*Task to carry out*:
Pictures are not part of the copy. Retype the lines from the first one through the line that contains "(focus) at (572,106)".

┌──

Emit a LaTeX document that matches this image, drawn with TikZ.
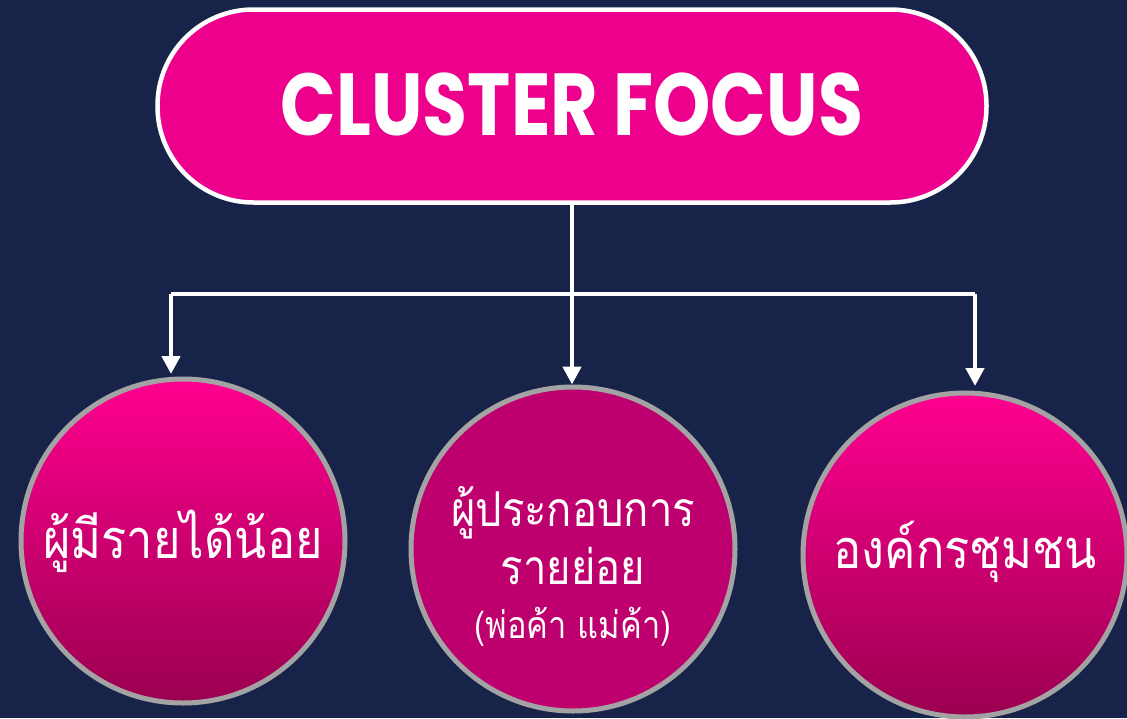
\documentclass[tikz,border=0pt]{standalone}
\usepackage{fontspec}
\newfontfamily\thaifont[Script=Thai, FakeStretch=0.87]{Loma}
\newfontfamily\titlefont[FakeStretch=0.83]{Poppins}
\usetikzlibrary{arrows.meta,positioning}

\definecolor{navy}{HTML}{18234A}
\definecolor{pillpink}{HTML}{EC008C}
\definecolor{toppink}{HTML}{FF0090}
\definecolor{lowpink}{HTML}{9B0050}
\definecolor{midpink}{HTML}{BE006E}
\definecolor{rimgray}{HTML}{A3A3A3}

\begin{document}
\begin{tikzpicture}[x=1pt, y=-1pt,
	pill/.style={draw=white, line width=4.5, fill=pillpink, rounded corners=96,
		minimum width=829, minimum height=193, text=white,
		font=\titlefont\bfseries\fontsize{88}{94}\selectfont},
	group/.style={circle, draw=rimgray, line width=5, minimum size=324, inner sep=0},
	grouptext/.style={text=white, align=center, inner sep=0,
		font=\thaifont\fontsize{54}{64}\selectfont},
	link/.style={draw=white, line width=4.5},
	arrow/.style={link, -{Triangle[width=18, length=18]}}]

	% ---- canvas

	\useasboundingbox (0,0) rectangle (1127,718);
	\fill[navy] (0,0) rectangle (1127,718);

	% ---- nodes

	\node[pill] (focus) at (572,106) {\raisebox{4pt}{CLUSTER FOCUS}};

	\node[group, top color=toppink, bottom color=lowpink] (low) at (183,541) {};
	\node[group, fill=midpink] (retail) at (573,549) {};
	\node[group, top color=toppink, bottom color=lowpink] (community) at (965,555) {};

	% ---- labels

	\node[grouptext] (lowtext) at (low) {ผู้มีรายได้น้อย};
	\node[grouptext, font=\thaifont\fontsize{48}{58}\selectfont] (retailtext)
		at ([yshift=-17pt]retail.center)
		{ผู้ประกอบการ\\รายย่อย\\[-4pt]{\fontsize{37.5}{44}\selectfont (พ่อค้า แม่ค้า)}};
	\node[grouptext] (communitytext) at ([yshift=3pt]community.center) {องค์กรชุมชน};

	% ---- connectors

	\coordinate (J) at (572,294);
	\coordinate (tipL) at (171,374);
	\coordinate (tipR) at (975,386);

	\draw[link] (focus.south) -- (J);
	\draw[link] (tipL |- J) -- (tipR |- J);
	\draw[arrow] (tipL |- J) -- (tipL);
	\draw[arrow] (J) -- (J |- retail.north);
	\draw[arrow] (tipR |- J) -- (tipR);

\end{tikzpicture}
\end{document}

└──

*Answer to this exercise*:
Emit a LaTeX document that matches this image, drawn with TikZ.
\documentclass[tikz,border=0pt]{standalone}
\usepackage{fontspec}
\newfontfamily\thaifont[Script=Thai, FakeStretch=0.87]{Loma}
\newfontfamily\titlefont[FakeStretch=0.83]{Poppins}
\usetikzlibrary{arrows.meta,positioning}

\definecolor{navy}{HTML}{18234A}
\definecolor{pillpink}{HTML}{EC008C}
\definecolor{toppink}{HTML}{FF0090}
\definecolor{lowpink}{HTML}{9B0050}
\definecolor{midpink}{HTML}{BE006E}
\definecolor{rimgray}{HTML}{A3A3A3}

\begin{document}
\begin{tikzpicture}[x=1pt, y=-1pt,
	pill/.style={draw=white, line width=4.5, fill=pillpink, rounded corners=96,
		minimum width=829, minimum height=193, text=white,
		font=\titlefont\bfseries\fontsize{88}{94}\selectfont},
	group/.style={circle, draw=rimgray, line width=5, minimum size=324, inner sep=0},
	grouptext/.style={text=white, align=center, inner sep=0,
		font=\thaifont\fontsize{54}{64}\selectfont},
	link/.style={draw=white, line width=4.5},
	arrow/.style={link, -{Triangle[width=18, length=18]}}]

	% ---- canvas

	\useasboundingbox (0,0) rectangle (1127,718);
	\fill[navy] (0,0) rectangle (1127,718);

	% ---- nodes

	\node[pill] (focus) at (572,106) {\raisebox{4pt}{CLUSTER FOCUS}};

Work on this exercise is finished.